People may disagree about how well YSH's narrative flows and how much it touches you (he is one of those who has passionate fans and mocking haters, with very few people in-between), but I cannot believe anyone would quibble with the fact that his dramas are probably the most-beautifully filmed dramas out there. To go from Love Rain to any other drama currently airing (even those I love like K2H and TEM) is to notice how inferior their (excellent by any other standard) cinematography is in comparison. Other dramas have good cinematography. YSH's dramas are poetry in motion. Literally any shot in any episode can be framed as a painting. In a way, he reminds me of Sanjay Leela Bhansali, another very idiosyncratic film-maker devoted to beauty of images and the hothouse of emotion, whose work you will never mistake for another's, and who has as many detractors as rabid fans.
Watching episodes 3 and 4, in which the love between In Ha and Yoon Hee both crests and unravels, all with understated delicacy (YSH is the proponent of old school - his melodrama is about restraint and stillness, not makjang yelling so popular nowadays. There is one small and sudden act (and quickly over) of violence in episode 3 and it shocks you to the core precisely because of its rarity), it struck me that what YSH is making is, in effect, a silent movie. There is dialogue and it's appropriate but it is utterly unnecessary - if you put this on mute and/or turned off the subtitles you will still get 100% of the story and emotional impact, not because the story is so simplistic, but because YSH manages his images so that they convey the whole story - In Ha's silouette in the rain, Yoon Hee's handkerchief, the intertwined fingers, frosted shadows of letters in the window.
I mean, look at this scene. Dialogue is unnecessary:






A silent movie is a very different art and an acquired taste. I am a huge fan because, when done right, I find that by relying solely on images, the work bypasses my reason and goes straight for the emotional part of my heart.
Their brief, fairy-tale-like getaway to the sea. I love the shyness and the happiness and the whole ethereal beauty of the moment underpinned with very real emotional and physical reactions (In Ha's giddy face as she falls asleep on his arm, their shy happiness as they hold hands, her smile at his singing, his shivering after he gave up his coat). I know I said it before but this is a total mood-piece, poetry in motion. And yet I love these people, I care for their happiness. I want them to reconnect 30 years later, to get another chance.

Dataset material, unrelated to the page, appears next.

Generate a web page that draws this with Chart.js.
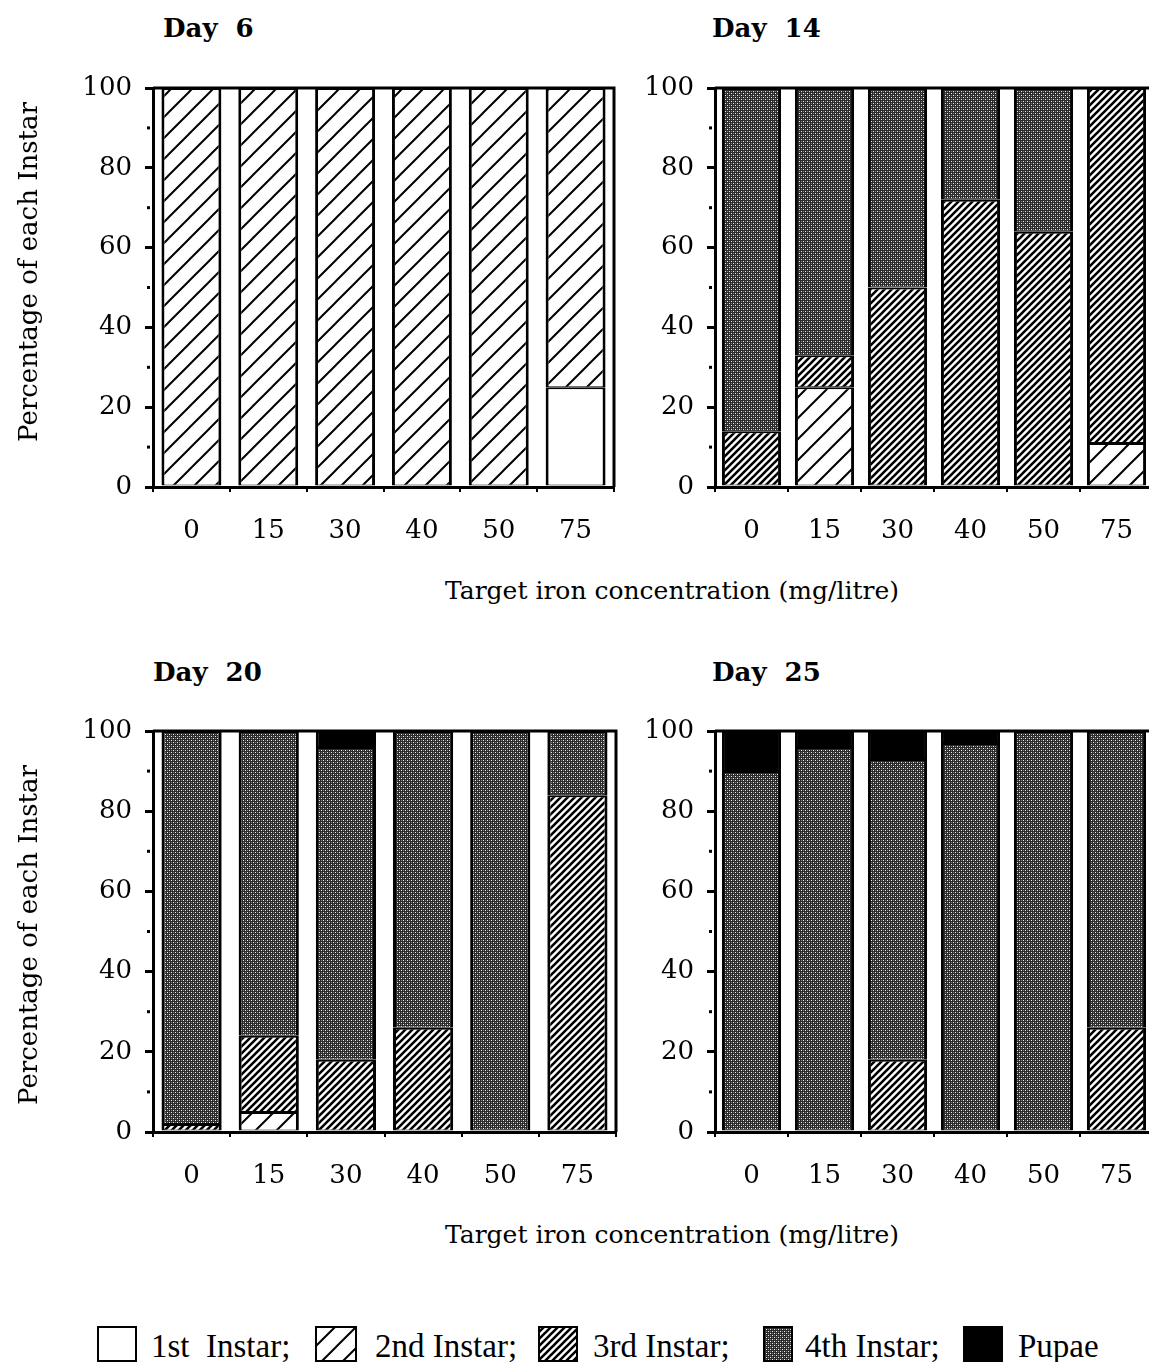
<!DOCTYPE html>
<html>
<head>
<meta charset="utf-8">
<title>Instar composition by iron concentration</title>
<script src="https://cdn.jsdelivr.net/npm/chart.js@4.4.1/dist/chart.umd.min.js"></script>
<style>
  html, body { margin: 0; padding: 0; background: #fff; }
  #fig { position: relative; width: 1149px; height: 1362px; overflow: hidden; background: #fff; }
  #fig canvas { position: absolute; }
  .t { position: absolute; white-space: pre; color: #000; line-height: 1; }
  .day { font: bold 26px "DejaVu Serif", serif; }
  .xt { font: 25px "DejaVu Serif", serif; width: 600px; text-align: center; }
  .yt { font: 26px "DejaVu Serif", serif; transform: translate(-50%, -50%) rotate(-90deg); }
  .lg { font: 33px "Liberation Serif", serif; }
  .sw { position: absolute; }
</style>
</head>
<body>
<div id="fig">
  <canvas id="c6" width="640" height="520" style="left:0px;top:50px"></canvas>
  <canvas id="c14" width="560" height="520" style="left:620px;top:50px"></canvas>
  <canvas id="c20" width="640" height="522" style="left:0px;top:693px"></canvas>
  <canvas id="c25" width="560" height="522" style="left:620px;top:693px"></canvas>

  <div class="t day" style="left:163px;top:13px">Day  6</div>
  <div class="t day" style="left:712px;top:13px">Day  14</div>
  <div class="t day" style="left:153px;top:657px">Day  20</div>
  <div class="t day" style="left:712px;top:657px">Day  25</div>

  <div class="t yt" style="left:28px;top:272px">Percentage of each Instar</div>
  <div class="t yt" style="left:28px;top:935px">Percentage of each Instar</div>

  <div class="t xt" style="left:372px;top:576px">Target iron concentration (mg/litre)</div>
  <div class="t xt" style="left:372px;top:1220px">Target iron concentration (mg/litre)</div>

  <canvas class="sw" id="sw0" width="40" height="36" style="left:97px;top:1326px"></canvas>
  <div class="t lg" style="left:151px;top:1328px">1st  Instar;</div>
  <canvas class="sw" id="sw1" width="42" height="36" style="left:315px;top:1326px"></canvas>
  <div class="t lg" style="left:375px;top:1328px">2nd Instar;</div>
  <canvas class="sw" id="sw2" width="40" height="36" style="left:538px;top:1326px"></canvas>
  <div class="t lg" style="left:593px;top:1328px">3rd Instar;</div>
  <canvas class="sw" id="sw3" width="30" height="36" style="left:763px;top:1326px"></canvas>
  <div class="t lg" style="left:805px;top:1328px">4th Instar;</div>
  <canvas class="sw" id="sw4" width="40" height="36" style="left:963px;top:1326px"></canvas>
  <div class="t lg" style="left:1018px;top:1328px">Pupae</div>
</div>

<script>
// Iron concentration groups (mg/litre) and the labelled y ticks
const categories = ['0', '15', '30', '40', '50', '75'];
const yTickLabels = [0, 20, 40, 60, 80, 100];
const stageNames = ['1st Instar', '2nd Instar', '3rd Instar', '4th Instar', 'Pupae'];

// Percentage of larvae in each stage, per concentration group
// Day 6
const day6First  = [0, 0, 0, 0, 0, 25];
const day6Second = [100, 100, 100, 100, 100, 75];
const day6Third  = [0, 0, 0, 0, 0, 0];
const day6Fourth = [0, 0, 0, 0, 0, 0];
const day6Pupae  = [0, 0, 0, 0, 0, 0];
// Day 14
const day14First  = [0, 0, 0, 0, 0, 0];
const day14Second = [0, 25, 0, 0, 0, 11];
const day14Third  = [14, 8, 50, 72, 64, 89];
const day14Fourth = [86, 67, 50, 28, 36, 0];
const day14Pupae  = [0, 0, 0, 0, 0, 0];
// Day 20
const day20First  = [0, 0, 0, 0, 0, 0];
const day20Second = [0, 5, 0, 0, 0, 0];
const day20Third  = [2, 19, 18, 26, 0, 84];
const day20Fourth = [98, 76, 78, 74, 100, 16];
const day20Pupae  = [0, 0, 4, 0, 0, 0];
// Day 25
const day25First  = [0, 0, 0, 0, 0, 0];
const day25Second = [0, 0, 0, 0, 0, 0];
const day25Third  = [0, 0, 18, 0, 0, 26];
const day25Fourth = [90, 96, 75, 97, 100, 74];
const day25Pupae  = [10, 4, 7, 3, 0, 0];

// ---- fill patterns for the five stages ----
function makeTile(w, h, draw) {
  const c = document.createElement('canvas');
  c.width = w; c.height = h;
  draw(c.getContext('2d'), w, h);
  return c;
}
function hatchTile(period, lw) {
  return makeTile(period, period, (g, w, h) => {
    g.fillStyle = '#fff';
    g.fillRect(0, 0, w, h);
    g.strokeStyle = '#000';
    g.lineWidth = lw;
    g.beginPath();
    g.moveTo(-2, h + 2); g.lineTo(w + 2, -2);
    g.moveTo(-2, 2); g.lineTo(2, -2);
    g.moveTo(w - 2, h + 2); g.lineTo(w + 2, h - 2);
    g.stroke();
  });
}
function stippleTile() {
  return makeTile(4, 4, (g) => {
    g.fillStyle = '#2c2c2c';
    g.fillRect(0, 0, 4, 4);
    g.fillStyle = '#f2f2f2';
    g.fillRect(1, 1, 1, 1);
    g.fillRect(3, 3, 1, 1);
    g.fillStyle = '#7a7a7a';
    g.fillRect(1, 3, 1, 1);
    g.fillRect(3, 1, 1, 1);
  });
}
const tiles = [null, hatchTile(21, 2), hatchTile(7, 2.6), stippleTile(), null];
function stageFills(ctx) {
  return [
    '#ffffff',
    ctx.createPattern(tiles[1], 'repeat'),
    ctx.createPattern(tiles[2], 'repeat'),
    ctx.createPattern(tiles[3], 'repeat'),
    '#000000'
  ];
}

// ---- plugins: box frame and minor y ticks ----
const framePlugin = {
  id: 'frame',
  afterDatasetsDraw(chart) {
    const { ctx, chartArea: a } = chart;
    ctx.save();
    ctx.strokeStyle = '#000';
    ctx.lineWidth = 3;
    ctx.beginPath();
    ctx.moveTo(a.left, a.top);
    ctx.lineTo(a.right, a.top);
    ctx.lineTo(a.right, a.bottom);
    ctx.stroke();
    ctx.restore();
  }
};
const minorTickPlugin = {
  id: 'minorTicks',
  afterDraw(chart) {
    const ys = chart.scales.y, a = chart.chartArea, ctx = chart.ctx;
    ctx.save();
    ctx.fillStyle = '#000';
    ys.ticks.forEach(t => {
      if (!yTickLabels.includes(t.value)) {
        const y = ys.getPixelForValue(t.value);
        ctx.fillRect(a.left - 6, y - 1.5, 3, 3);
      }
    });
    ctx.restore();
  }
};

const tickFont = { family: 'DejaVu Serif', size: 26 };
const Y_AXIS_WIDTH = 80;

function buildChart(id, series, geo) {
  const canvas = document.getElementById(id);
  const ctx = canvas.getContext('2d');
  const fills = stageFills(ctx);
  const datasets = stageNames.map((name, i) => ({
    label: name,
    data: series[i].map(v => (v > 0 ? v : null)),
    backgroundColor: fills[i],
    borderColor: '#000',
    borderWidth: { left: 3, right: 3, top: 2, bottom: 1 },
    borderSkipped: false,
    inflateAmount: 0,
    barPercentage: geo.barPct,
    categoryPercentage: 1
  }));
  return new Chart(ctx, {
    type: 'bar',
    data: { labels: categories, datasets },
    options: {
      responsive: false,
      animation: false,
      devicePixelRatio: 1,
      events: [],
      layout: { padding: { left: geo.plotLeft - Y_AXIS_WIDTH, right: geo.padR, top: 38, bottom: 0 } },
      plugins: { legend: { display: false }, tooltip: { enabled: false } },
      scales: {
        x: {
          stacked: true,
          grid: { offset: true, drawOnChartArea: false, tickLength: 5, lineWidth: 2, color: '#000' },
          border: { color: '#000', width: 3 },
          ticks: { font: tickFont, color: '#000', padding: 24, maxRotation: 0, autoSkip: false },
          afterFit(s) { s.height = 83; }
        },
        y: {
          stacked: true,
          min: 0,
          max: 100,
          grid: {
            drawOnChartArea: false,
            tickLength: 8,
            lineWidth: 3,
            color: c => (c.tick && yTickLabels.includes(c.tick.value) ? '#000' : 'rgba(0,0,0,0)')
          },
          border: { color: '#000', width: 3 },
          ticks: {
            stepSize: 10,
            autoSkip: false,
            font: tickFont,
            color: '#000',
            padding: 13,
            callback: v => (yTickLabels.includes(v) ? String(v) : '')
          },
          afterFit(s) { s.width = Y_AXIS_WIDTH; }
        }
      }
    },
    plugins: [framePlugin, minorTickPlugin]
  });
}

buildChart('c6',  [day6First, day6Second, day6Third, day6Fourth, day6Pupae],       { plotLeft: 153, padR: 26, barPct: 0.78 });
buildChart('c14', [day14First, day14Second, day14Third, day14Fourth, day14Pupae],  { plotLeft: 95,  padR: 27, barPct: 0.81 });
buildChart('c20', [day20First, day20Second, day20Third, day20Fourth, day20Pupae],  { plotLeft: 153, padR: 24, barPct: 0.78 });
buildChart('c25', [day25First, day25Second, day25Third, day25Fourth, day25Pupae],  { plotLeft: 95,  padR: 27, barPct: 0.81 });

// legend swatches use the same fills as the bars
['sw0', 'sw1', 'sw2', 'sw3', 'sw4'].forEach((id, i) => {
  const c = document.getElementById(id);
  const g = c.getContext('2d');
  const fills = stageFills(g);
  g.fillStyle = '#000';
  g.fillRect(0, 0, c.width, c.height);
  g.fillStyle = fills[i];
  g.fillRect(2, 2, c.width - 4, c.height - 4);
});
</script>
</body>
</html>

Both protectiveness and anger (hers), happiness and desperate seeking of forgiveness (his) feel, once again, wordless.














This is probably my favorite scene because it encapsulates everything - his determination to keep her love, her desire to forgive him but factors beyond their control separating them...






This just killed me...


It's a fade-out I loved: they are separated by her illness and his forced draft (ah, the joys of dictatorship!) but the new generation might be able to find what eluded them...



"One..two...three..."

I love how very beautiful the present looks and is filmed but how very different.
If I had to pick the most underrated airing drama, Love Rain would be it.